Chez les savants, dans le domaine scientifique, il est évident qu’il n’y a aucun recul essentiel. La science des Grecs, quelque intelligente que fut leur philosophie, est inférieure aux progrès marqués par le Moyen-Age. Le 18ème siècle vit un grand développement des découvertes scientifiques, mais le 19ème et le 20ème siècle, ont transformé, scientifiquement et médicalement, la vie de nos contemporains. Les découvertes de l’électricité, des chemins de fer, de l’aviation, de l’électronique ont changé totalement la face de l’univers. Alors, « recul des générations » dans la perspective de la Torah, « progrès gigantesques » dans le domaine scientifique ? Est-ce là le tableau réel de la vie sur notre planète ?

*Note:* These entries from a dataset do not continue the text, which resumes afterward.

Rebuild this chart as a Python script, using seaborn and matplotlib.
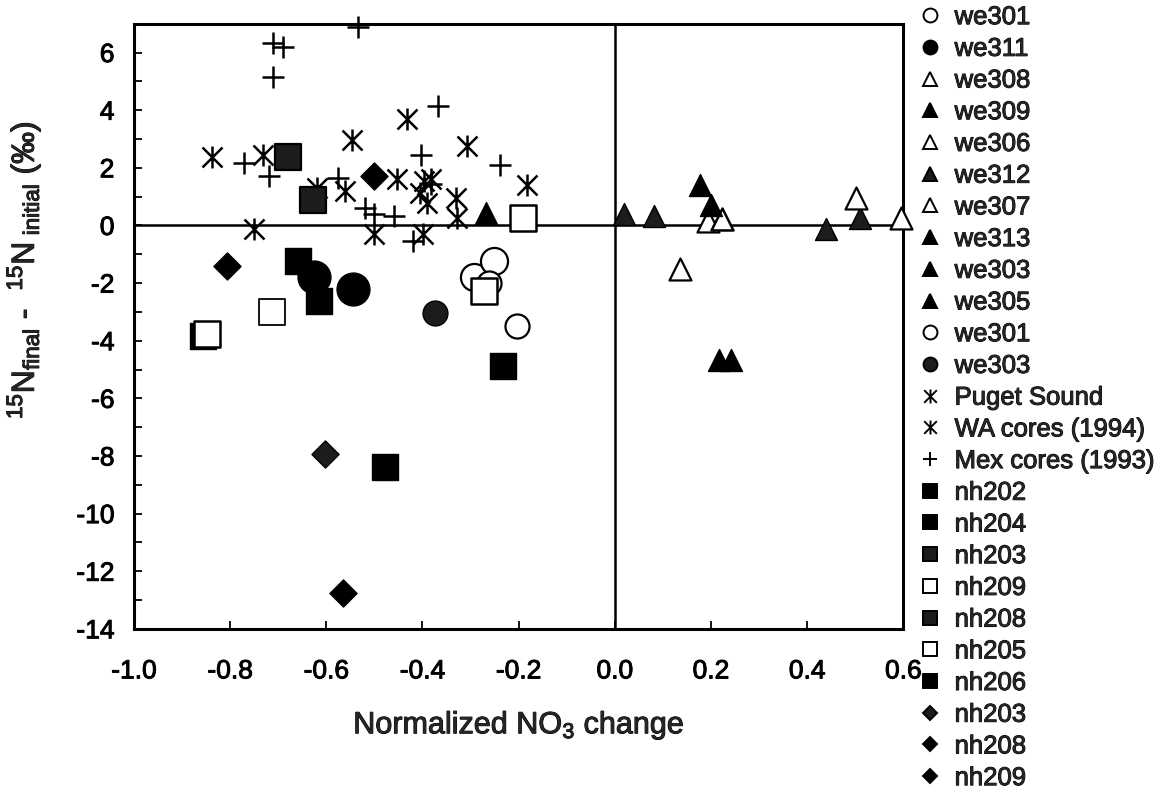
"""
Recreated figure: 15N change vs normalized NO3 change for the we/nh
incubations and the Puget Sound / WA / Mex core data.
"""

import numpy as np
import pandas as pd
import matplotlib
matplotlib.use("Agg")
import matplotlib.pyplot as plt
import matplotlib.patheffects as pe
from matplotlib.lines import Line2D
from matplotlib.path import Path
from matplotlib.text import Text
from matplotlib.ticker import MultipleLocator
import seaborn as sns

# series in legend order; we301 / we303 / nh203 / nh208 / nh209 appear twice,
# so the keys carry a suffix and the legend text is kept separately
series_keys = ["we301", "we311", "we308", "we309", "we306", "we312", "we307",
               "we313", "we303", "we305", "we301b", "we303b", "puget",
               "wa94", "mex93", "nh202", "nh204", "nh203", "nh209", "nh208",
               "nh205", "nh206", "nh203d", "nh208d", "nh209d"]
legend_labels = ["we301", "we311", "we308", "we309", "we306", "we312", "we307",
                 "we313", "we303", "we305", "we301", "we303", "Puget Sound",
                 "WA cores (1994)", "Mex cores (1993)", "nh202", "nh204",
                 "nh203", "nh209", "nh208", "nh205", "nh206", "nh203", "nh208",
                 "nh209"]

# points (x: normalized NO3 change, y: d15N change)
pt_series = (["we301"] * 2 + ["we311"] * 2 + ["we308"] * 2 + ["we309"]
             + ["we306"] + ["we312"] * 4 + ["we307"] * 2 + ["we313"] * 2
             + ["we303"] + ["we305"] + ["we301b"] * 2 + ["we303b"]
             + ["puget"] * 6 + ["wa94"] * 12 + ["mex93"] * 15
             + ["nh202"] + ["nh204"] * 2 + ["nh203"] + ["nh209"] + ["nh208"]
             + ["nh205"] * 3 + ["nh206"] * 2 + ["nh203d"] + ["nh208d"] * 2
             + ["nh209d"])
pt_x = [-0.293, -0.251,                      # we301
        -0.626, -0.544,                      # we311
        0.135, 0.193,                        # we308
        0.177,                               # we309
        0.224,                               # we306
        0.019, 0.081, 0.440, 0.509,          # we312
        0.502, 0.596,                        # we307
        0.217, 0.242,                        # we313
        -0.267,                              # we303
        0.200,                               # we305
        -0.204, -0.262,                      # we301 (2)
        -0.374,                              # we303 (2)
        -0.751, -0.501, -0.398, -0.328, -0.619, -0.390,   # Puget Sound
        -0.837, -0.731, -0.546, -0.432, -0.307, -0.182,
        -0.453, -0.397, -0.404, -0.560, -0.331, -0.383,   # WA cores
        -0.534, -0.710, -0.689, -0.711, -0.368, -0.772, -0.719, -0.402,
        -0.238, -0.576, -0.383, -0.519, -0.501, -0.460, -0.420,  # Mex cores
        -0.658,                              # nh202
        -0.616, -0.857,                      # nh204
        -0.679,                              # nh203
        -0.712,                              # nh209
        -0.628,                              # nh208
        -0.848, -0.272, -0.190,              # nh205
        -0.232, -0.478,                      # nh206
        -0.602,                              # nh203 diamond
        -0.501, -0.807,                      # nh208 diamond
        -0.566]                              # nh209 diamond
pt_y = [-1.80, -1.23,
        -1.80, -2.21,
        -1.52, 0.15,
        1.41,
        0.21,
        0.38, 0.32, -0.14, 0.27,
        0.95, 0.27,
        -4.68, -4.68,
        0.44,
        0.72,
        -3.49, -2.00,
        -3.03,
        -0.14, -0.30, -0.31, 0.27, 1.30, 0.78,
        2.39, 2.45, 2.97, 3.71, 2.77, 1.41,
        1.61, 1.53, 1.13, 1.18, 0.95, 1.60,
        6.88, 6.33, 6.20, 5.15, 4.14, 2.16, 1.70, 2.43,
        2.08, 1.64, 1.45, 0.61, 0.38, 0.34, -0.54,
        -1.23,
        -2.61, -3.83,
        2.39,
        -3.01,
        0.90,
        -3.76, -2.26, 0.27,
        -4.87, -8.38,
        -7.92,
        1.70, -1.40,
        -12.75]

x_ticks = [-1.0, -0.8, -0.6, -0.4, -0.2, 0.0, 0.2, 0.4, 0.6]
y_ticks = [6, 4, 2, 0, -2, -4, -6, -8, -10, -12, -14]

# six-armed asterisk: an X with a vertical bar
ASTER = Path([(-1, -1), (1, 1), (-1, 1), (1, -1), (0, -1.1), (0, 1.1)],
             [Path.MOVETO, Path.LINETO, Path.MOVETO, Path.LINETO,
              Path.MOVETO, Path.LINETO])

DARK = "#1c1c1c"
# marker, face colour, marker area (pt^2), edge width
STYLE = {
    "we301": ("o", "white", 380, 1.6),
    "we311": ("o", "black", 560, 1.0),
    "we308": ("^", "white", 250, 1.6),
    "we309": ("^", "black", 250, 1.0),
    "we306": ("^", "white", 250, 1.8),
    "we312": ("^", DARK, 250, 1.0),
    "we307": ("^", "white", 250, 1.6),
    "we313": ("^", "black", 250, 1.0),
    "we303": ("^", "black", 250, 1.0),
    "we305": ("^", "black", 250, 1.0),
    "we301b": ("o", "white", 300, 1.6),
    "we303b": ("o", DARK, 320, 1.0),
    "puget": (ASTER, "black", 250, 1.8),
    "wa94": (ASTER, "black", 250, 1.8),
    "mex93": ("+", "black", 270, 1.8),
    "nh202": ("s", "black", 350, 1.0),
    "nh204": ("s", "black", 350, 1.0),
    "nh203": ("s", DARK, 350, 1.6),
    "nh209": ("s", "white", 330, 1.3),
    "nh208": ("s", DARK, 330, 1.6),
    "nh205": ("s", "white", 340, 1.8),
    "nh206": ("s", "black", 360, 1.0),
    "nh203d": ("D", DARK, 190, 1.0),
    "nh208d": ("D", "black", 190, 1.0),
    "nh209d": ("D", "black", 190, 1.0),
}

sns.set_style("ticks")
plt.rcParams["font.family"] = ["Liberation Sans", "DejaVu Sans"]
plt.rcParams["mathtext.fontset"] = "custom"
plt.rcParams["mathtext.rm"] = "Liberation Sans"
plt.rcParams["mathtext.it"] = "Liberation Sans:italic"
plt.rcParams["axes.unicode_minus"] = False

df = pd.DataFrame({"series": pt_series, "x": pt_x, "y": pt_y})

fig = plt.figure(figsize=(11.64, 7.91), dpi=100)
ax = fig.add_axes([0.115, 0.205, 0.661, 0.765])

ax.axhline(0, color="black", linewidth=1.8, zorder=1)
ax.axvline(0, color="black", linewidth=1.8, zorder=1)

for key in series_keys:
    sub = df[df["series"] == key]
    marker, face, size, lw = STYLE[key]
    sns.scatterplot(x=sub["x"], y=sub["y"], marker=marker, s=size, color=face,
                    edgecolor="black", linewidth=lw, legend=False, ax=ax,
                    zorder=3, clip_on=False)

ax.set_xlim(-1.0, 0.6)
ax.set_ylim(-14, 7)
ax.set_xticks(x_ticks)
ax.set_xticklabels([f"{v:.1f}" for v in x_ticks])
ax.set_yticks(y_ticks)
ax.set_yticklabels([str(v) for v in y_ticks])
ax.yaxis.set_minor_locator(MultipleLocator(1))
ax.tick_params(axis="both", which="both", direction="in", length=6, width=1.3,
               labelsize=19, colors="black")
ax.tick_params(axis="x", pad=22)
ax.tick_params(axis="y", pad=14)
for sp in ax.spines.values():
    sp.set_linewidth(2.2)
    sp.set_color("black")

ax.set_xlabel("Normalized NO$_3$ change", fontsize=22, labelpad=18)
ax.set_ylabel(r"$^{15}$N$_{\rm final}$ -  $^{15}$N$_{\rm \ initial}$ (‰)",
              fontsize=23)
ax.yaxis.set_label_coords(-0.118, 0.593)

# legend with uniform small markers, as in the original
handles = []
for key, lab in zip(series_keys, legend_labels):
    marker, face, size, lw = STYLE[key]
    ms = 7 if marker == "D" else 10
    handles.append(Line2D([], [], linestyle="none", marker=marker,
                          markersize=ms, markerfacecolor=face,
                          markeredgecolor="black", markeredgewidth=1.4,
                          label=lab))
fig.legend(handles=handles, loc="upper left",
           bbox_to_anchor=(0.787, 1.0), frameon=False, fontsize=18.5,
           handlelength=0.65, handletextpad=0.65, labelspacing=0.30,
           borderpad=0.2, borderaxespad=0)

# the scanned original has heavy type; thicken the glyphs slightly
for t in fig.findobj(Text):
    t.set_path_effects([pe.withStroke(linewidth=0.7, foreground="black")])

fig.savefig("out.png", dpi=100)
plt.close(fig)
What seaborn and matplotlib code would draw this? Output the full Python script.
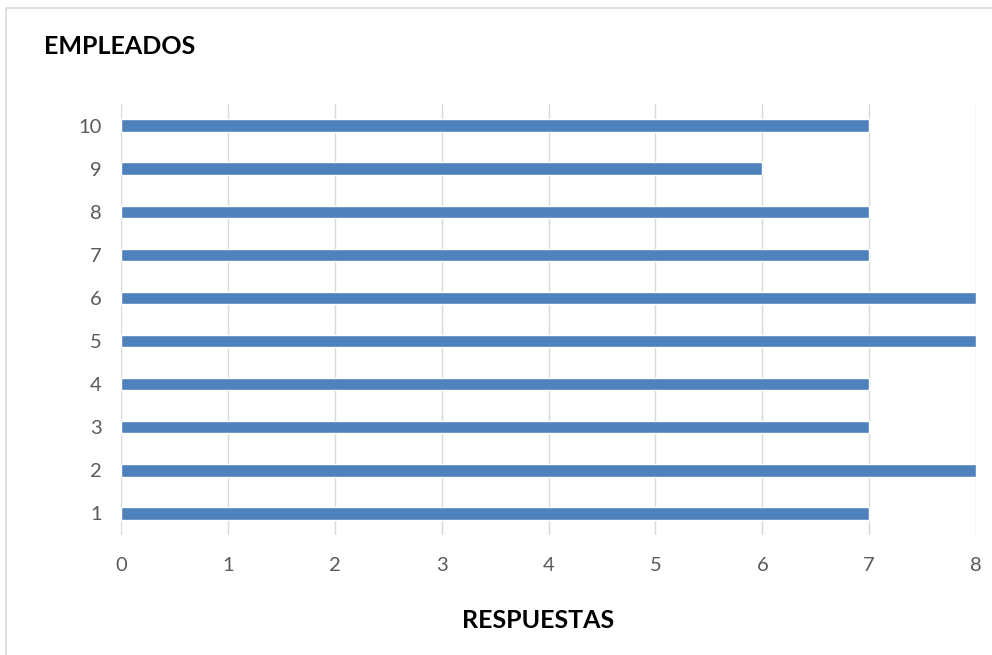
import matplotlib
matplotlib.use("Agg")
import matplotlib.pyplot as plt
import seaborn as sns
import pandas as pd
from matplotlib.patches import Rectangle

empleados = ["1", "2", "3", "4", "5", "6", "7", "8", "9", "10"]
respuestas = [7, 8, 7, 7, 8, 8, 7, 7, 6, 7]
x_ticks = [0, 1, 2, 3, 4, 5, 6, 7, 8]

df = pd.DataFrame({"empleado": empleados, "respuestas": respuestas})

sns.set_theme(style="white")
plt.rcParams["font.family"] = ["Lato", "DejaVu Sans"]

fig = plt.figure(figsize=(9.92, 6.55), dpi=100)
ax = fig.add_axes([121 / 992, 1 - 535 / 655, (976 - 121) / 992, (535 - 104) / 655])

sns.barplot(data=df, x="respuestas", y="empleado", order=empleados[::-1],
            orient="h", color="#4F81BD", saturation=1, width=0.29, ax=ax)

ax.set_xlim(0, 8)
ax.set_ylim(9.5, -0.5)
ax.set_xticks(x_ticks)
ax.xaxis.grid(True, color="#D9D9D9", linewidth=1)
ax.set_axisbelow(True)
for s in ax.spines.values():
    s.set_visible(False)
ax.tick_params(axis="both", length=0, labelsize=14.5, labelcolor="#595959")
ax.tick_params(axis="x", pad=16)
ax.tick_params(axis="y", pad=14)
ax.set_xlabel("")
ax.set_ylabel("")

fig.text(44 / 992, 1 - 47 / 655, "EMPLEADOS", fontsize=18, fontweight="bold",
         color="black", ha="left", va="center")
fig.text(538 / 992, 1 - 621 / 655, "RESPUESTAS", fontsize=18, fontweight="bold",
         color="black", ha="center", va="center")

fig.patches.append(Rectangle((6 / 992, -0.01), 1.0, 1 - 8 / 655 + 0.01,
                             transform=fig.transFigure, fill=False,
                             edgecolor="#D9D9D9", linewidth=1.2))

fig.savefig("out.png", dpi=100)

C’est au regard de l’Eternel qu’il faut scruter l’éphémère pour avoir une lecture exacte de la réalité. Les secrets de la Nature peuvent être découverts progressivement, et nous rapprocher d’une signification extérieure de l’univers ! Progrès certes, mais vers quel horizon ? L’humanité ne peut-elle progresser qu’à la condition d’une difficulté essentielle, qui consiste à l’éloigner de la pureté originelle ? Ici se situe le véritable nœud de la Création : le progrès scientifique ne s’inscrit pas dans un cadre d’assurance. Le critère de la positivité de cette évolution sera la relation avec l’Un, avec l’Infini, avec la transcendance. Il y a, incontestablement, au niveau de l’individu une baisse, un recul depuis Adam Ha-Richon, mais ce qui est essentiel, c’est la rencontre avec l’Eternel. Les progrès matériels permettent à l’humanité d’avancer, mais ce ne sont que des succès qui s’inscrivent dans l’instant et pas dans l’Eternel. Il importe de ressentir constamment dans quelle perspective l’Histoire progresse. Le passage des générations n’est réellement significatif, selon la Torah, que dans la mesure où il prépare et annonce la proximité de l’époque messianique.